A partir de 2018, de nouveaux mouvements émergent dans plusieurs pays, dont l'Allemagne. Il y a Fridays for Future, qui organise des grèves scolaires pour réclamer aux gouvernants qu'ils respectent leurs engagements pris dans l'Accord de Paris, à savoir limiter le réchauffement à 1,5 degré. Et il y a Extinction Rebellion, dès le départ plus radical.
"Extinction Rébellion en revanche se considérait comme le pendant avec des actions radicales, en considérant que puisque l'État n'écoutait pas les mouvements lorsqu'ils utilisaient les voies qui leur étaient proposées, il fallait faire des grosses actions pour obliger à regarder ce qu'il se passait et pour obliger à prendre conscience de l'urgence des questions climatiques et de la mise en œuvre de politiques efficaces pour faire la transition climatique", analyse Annaëlle Vergonjeanne.

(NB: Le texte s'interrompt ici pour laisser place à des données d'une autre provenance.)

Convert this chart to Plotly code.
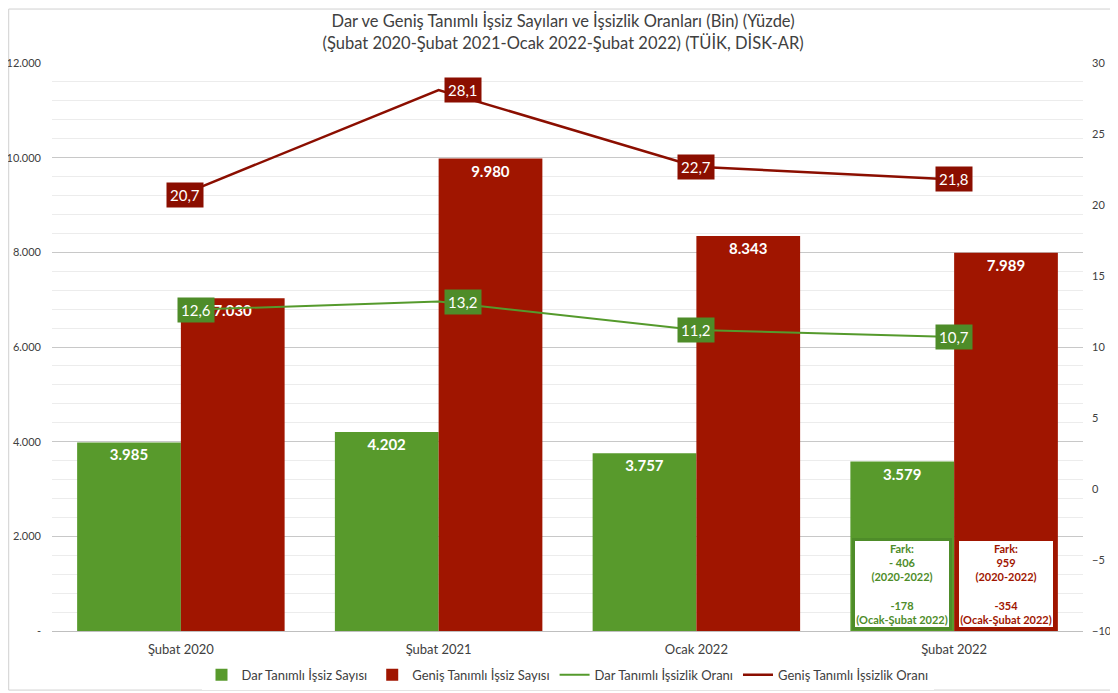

Le succès historique de la résistance civile
Letzte Generation s'inscrit dans la continuité d'Extinction Rebellion. Le mouvement a adopté le même modus operandi : barbouiller des œuvres d'art, ou se coller à la glue pour bloquer l'accès à des raffineries ou à des routes.

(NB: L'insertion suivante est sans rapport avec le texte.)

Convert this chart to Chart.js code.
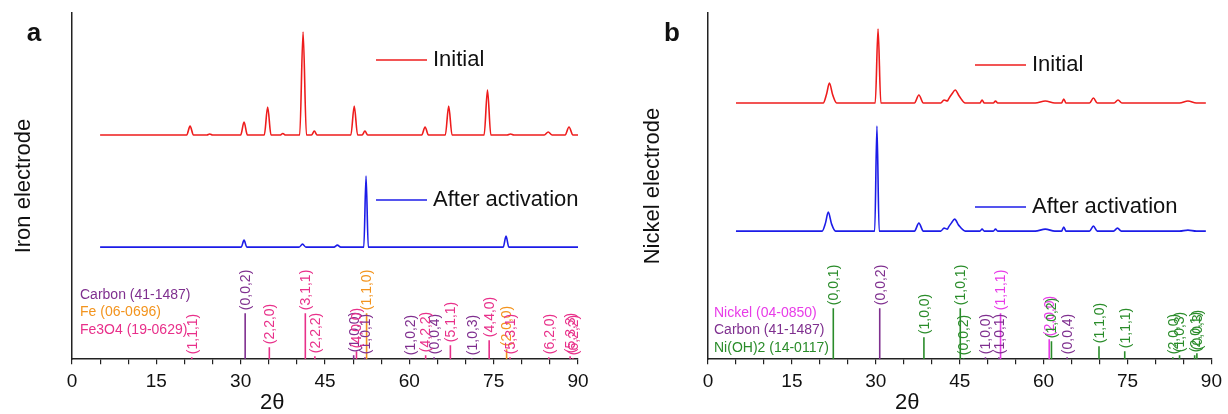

L'objectif principal de ces actions de désobéissance civile est d'attirer l'attention, affirme Jakob Beyer, porte-parole de Letzte Generation.

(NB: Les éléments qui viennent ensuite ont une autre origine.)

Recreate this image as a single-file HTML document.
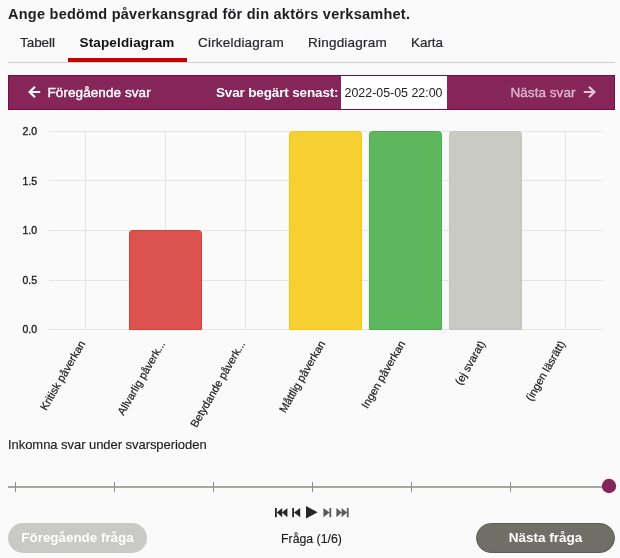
<!DOCTYPE html>
<html lang="sv">
<head>
<meta charset="utf-8">
<title>Stapeldiagram</title>
<style>
html,body{margin:0;padding:0;}
body{width:620px;height:558px;background:#fafafa;position:relative;overflow:hidden;font-family:"Liberation Sans",sans-serif;color:#222;}
.abs{position:absolute;white-space:nowrap;}
#title{left:8px;top:5.500px;font-size:14.500px;font-weight:bold;color:#1e1e22;letter-spacing:0.25px;}
.tab{top:35px;font-size:13.500px;color:#26262b;-webkit-text-stroke:0.2px #26262b;}
#tabline{left:8px;top:62px;width:607px;height:1px;background:#cfcfca;}
#tabsel{left:68px;top:58px;width:119px;height:4px;background:#cc0000;}
#bar{left:8px;top:75px;width:605px;height:33px;background:#862658;border:1px solid #730f45;}
#bar .t{position:absolute;white-space:nowrap;color:#fff;font-size:13.500px;top:8.500px;-webkit-text-stroke:0.4px #fff;}
#date{position:absolute;left:331.500px;top:0px;width:106px;height:33px;background:#fff;color:#222;font-size:12.400px;line-height:35px;text-align:center;}
</style>
</head>
<body>
<div id="title" class="abs">Ange bedömd påverkansgrad för din aktörs verksamhet.</div>
<div class="abs tab" style="left:20px;letter-spacing:-0.05px">Tabell</div>
<div class="abs tab" style="left:79.500px;font-weight:bold;color:#111;letter-spacing:0.15px;-webkit-text-stroke:0">Stapeldiagram</div>
<div class="abs tab" style="left:198px;letter-spacing:0.2px">Cirkeldiagram</div>
<div class="abs tab" style="left:308px;letter-spacing:0.22px">Ringdiagram</div>
<div class="abs tab" style="left:411px;letter-spacing:-0.05px">Karta</div>
<div id="tabline" class="abs"></div>
<div id="tabsel" class="abs"></div>
<div id="bar" class="abs">
  <svg style="position:absolute;left:18.500px;top:9.600px" width="13" height="12" viewBox="0 0 13 12"><path d="M12.200 6H2M7 0.800L1.600 6L7 11.200" fill="none" stroke="#fff" stroke-width="2.200"/></svg>
  <div class="t" style="left:38.500px;letter-spacing:0.08px">Föregående svar</div>
  <div class="t" style="left:207px;font-weight:bold;letter-spacing:-0.15px;-webkit-text-stroke:0">Svar begärt senast:</div>
  <div id="date">2022-05-05 22:00</div>
  <div class="t" style="left:501.500px;color:#d9b3c8;letter-spacing:0.05px;-webkit-text-stroke:0.4px #d9b3c8">Nästa svar</div>
  <svg style="position:absolute;left:574px;top:9.600px" width="13" height="12" viewBox="0 0 13 12"><path d="M0.800 6H11M6 0.800L11.400 6L6 11.200" fill="none" stroke="#e2c4d4" stroke-width="2.200"/></svg>
</div>
<svg class="abs" style="left:0;top:110px" width="620" height="320" viewBox="0 110 620 320" font-family="Liberation Sans, sans-serif">
  <g stroke="#e4e4e4" stroke-width="1" fill="none">
    <path d="M48.500 131.500H602.500M48.500 180.500H602.500M48.500 230.500H602.500M48.500 280.500H602.500M48.500 329.500H602.500"/>
    <path d="M85.500 131V329M165.500 131V329M245.500 131V329M325.500 131V329M405.500 131V329M485.500 131V329M565.500 131V329"/>
  </g>
  <g font-size="10.500" fill="#222" stroke="#222" stroke-width="0.350" text-anchor="end">
    <text x="37" y="135">2.0</text><text x="37" y="184.500">1.5</text><text x="37" y="234">1.0</text><text x="37" y="284">0.5</text><text x="37" y="333">0.0</text>
  </g>
  <path d="M129.500 329.500V233.500a3 3 0 0 1 3-3H198.500a3 3 0 0 1 3 3V329.500Z" fill="#db524f" stroke="#d43f3a"/>
  <path d="M289.500 329.500V134.500a3 3 0 0 1 3-3H358.500a3 3 0 0 1 3 3V329.500Z" fill="#f6d031" stroke="#f2c718"/>
  <path d="M369.500 329.500V134.500a3 3 0 0 1 3-3H438.500a3 3 0 0 1 3 3V329.500Z" fill="#5cb75d" stroke="#4cae4c"/>
  <path d="M449.500 329.500V134.500a3 3 0 0 1 3-3H518.500a3 3 0 0 1 3 3V329.500Z" fill="#c9cac4" stroke="#c3c4be"/>
  <g font-size="11" fill="#1c1c1c" stroke="#1c1c1c" stroke-width="0.200" text-anchor="end">
    <text transform="translate(85.500,343.500) rotate(-60)">Kritisk påverkan</text>
    <text transform="translate(165.500,343.500) rotate(-60)">Allvarlig påverk...</text>
    <text transform="translate(245.500,343.500) rotate(-60)">Betydande påverk...</text>
    <text transform="translate(325.500,343.500) rotate(-60)">Måttlig påverkan</text>
    <text transform="translate(405.500,343.500) rotate(-60)">Ingen påverkan</text>
    <text transform="translate(485.500,343.500) rotate(-60)">(ej svarat)</text>
    <text transform="translate(565.500,343.500) rotate(-60)">(ingen läsrätt)</text>
  </g>
</svg>
<div class="abs" style="left:8px;top:437px;font-size:13px;letter-spacing:-0.05px;color:#1c1c1c;-webkit-text-stroke:0.15px #1c1c1c">Inkomna svar under svarsperioden</div>
<svg class="abs" style="left:0;top:470px" width="620" height="50" viewBox="0 470 620 50">
  <path d="M8 487H604" stroke="#8c8c86" stroke-width="1.400" fill="none"/>
  <path d="M15.500 482V492M114.500 482V492M213.500 482V492M312.500 482V492M411.500 482V492M510.500 482V492" stroke="#8e8e88" stroke-width="1" fill="none"/>
  <circle cx="609" cy="486" r="7.200" fill="#862658"/>
  <g fill="#262626">
    <path d="M275 508h1.800v9.200h-1.800zM282.200 508v9.200l-5.400-4.600zM287.400 508v9.200l-5.400-4.600z"/>
    <path d="M292.200 508h1.800v9.200h-1.800zM300.200 508v9.200l-6.200-4.600z"/>
    <path d="M306 506l11.700 6.300-11.700 6.300z"/>
  </g>
  <g fill="#5a5a58">
    <path d="M329.400 508h1.800v9.200h-1.800zM323.400 508v9.200l6.200-4.600z"/>
    <path d="M346.800 508h1.800v9.200h-1.800zM336.400 508v9.200l5.400-4.600zM341.600 508v9.200l5.400-4.600z"/>
  </g>
</svg>
<div class="abs" style="left:8px;top:523px;width:139px;height:29.500px;border-radius:15px;background:#c9cac5;color:#fff;font-weight:bold;font-size:13.400px;line-height:29.500px;text-align:center">Föregående fråga</div>
<div class="abs" style="left:261.500px;top:531.500px;width:100px;text-align:center;font-size:12.300px;color:#1c1c1c;-webkit-text-stroke:0.15px #1c1c1c">Fråga (1/6)</div>
<div class="abs" style="left:476px;top:523px;width:137px;height:27.500px;border:1px solid #5f5f58;border-radius:15px;background:#6f6f68;color:#fff;font-weight:bold;font-size:13.500px;line-height:27.500px;text-align:center">Nästa fråga</div>
</body>
</html>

"Nous avons tout essayé ces dernières années. Nous avons défilé avec des millions d'autres avec Fridays for Future et nous avons été tout simplement ignorés. C'est pour ça qu'on a cette nouvelle forme de contestation. On a vu que la résistance civile a fait ses preuves dans l'histoire comme moyen le plus efficace pour provoquer des changements. Les suffragettes qui ont obtenu le droit de vote pour les femmes, le mouvement des droits civiques avec Martin Luther King aux Etats-Unis, ou encore le mouvement de Mahatma Gandhi en Inde, il y a des tas d'exemples qui montrent que les plus grands changements sociaux ont été obtenus quand les gens sont entrés en résistance civile et qu'ils ont provoqué une perturbation du système."
Perturber le système, au risque de susciter la colère ou l'incompréhension, le mouvement assume sa stratégie. Et si la classe politique se montre critique, jusque dans les rangs des écologistes, les manifestations de solidarité sont également nombreuses.
Lundi à Berlin, des militants d'autres mouvements, dont des scientifiques appelant à "agir au lieu de criminaliser" ont défilé à vélo pour afficher leur soutien aux opérations de blocage.
Des peines de plus en plus lourdes contre les activistes
La criminalisation des activistes est en effet une tendance de plus en plus courante. La semaine dernière, un tribunal du sud-ouest du pays a condamné trois militants de Letzte Generation à plusieurs mois de prison ferme pour avoir bloqué la circulation en se collant à une route fédérale début mars à Heilbronn.
Le porte-parole du parti conservateur bavarois Alexander Dobrindt, ancien ministre des Transports, plaide pour des peines encore plus sévères contre les activistes pour empêcher, affirme-t-il, qu'émerge une "RAF du climat" - une allusion à la Fraction Armée rouge, un mouvement d'extrême-gauche qui avait semé la terreur avec des attentats et des enlèvements en Allemagne dans les années 1970. Mais cela n'ébranle pas la conviction de Jakob Beyer.
"Nous protestons avec nos noms et nos visages et nous l'assumons. Nous savons que la catastrophe qui nous arrive dessus touche en premier lieu les plus pauvres qui n'y peuvent rien et que le pourcent le plus riche l'encourage. C'est tellement injuste que si nous devons aller en prison pour cela, nous le ferons publiquement car nous sommes persuadés que c'est le meilleur moyen à notre disposition. Et nous avons l'espoir que si les gens voient que nous allons en prison pour la survie de tous, ils se disent que c'est injuste et nous soutiennent."
Le mouvement est bien décidé à tenir son siège jusqu'à obtenir la mise en place d'un conseil climatique citoyen chargé d'élaborer des propositions pour obtenir la sortie des énergies fossiles d'ici à 2030. Il faudra pour cela un accompagnement médiatique massif, insiste Jakob Beyer, pour contraindre le gouvernenement à mettre en œuvre les mesures "à une vitesse sans précédent".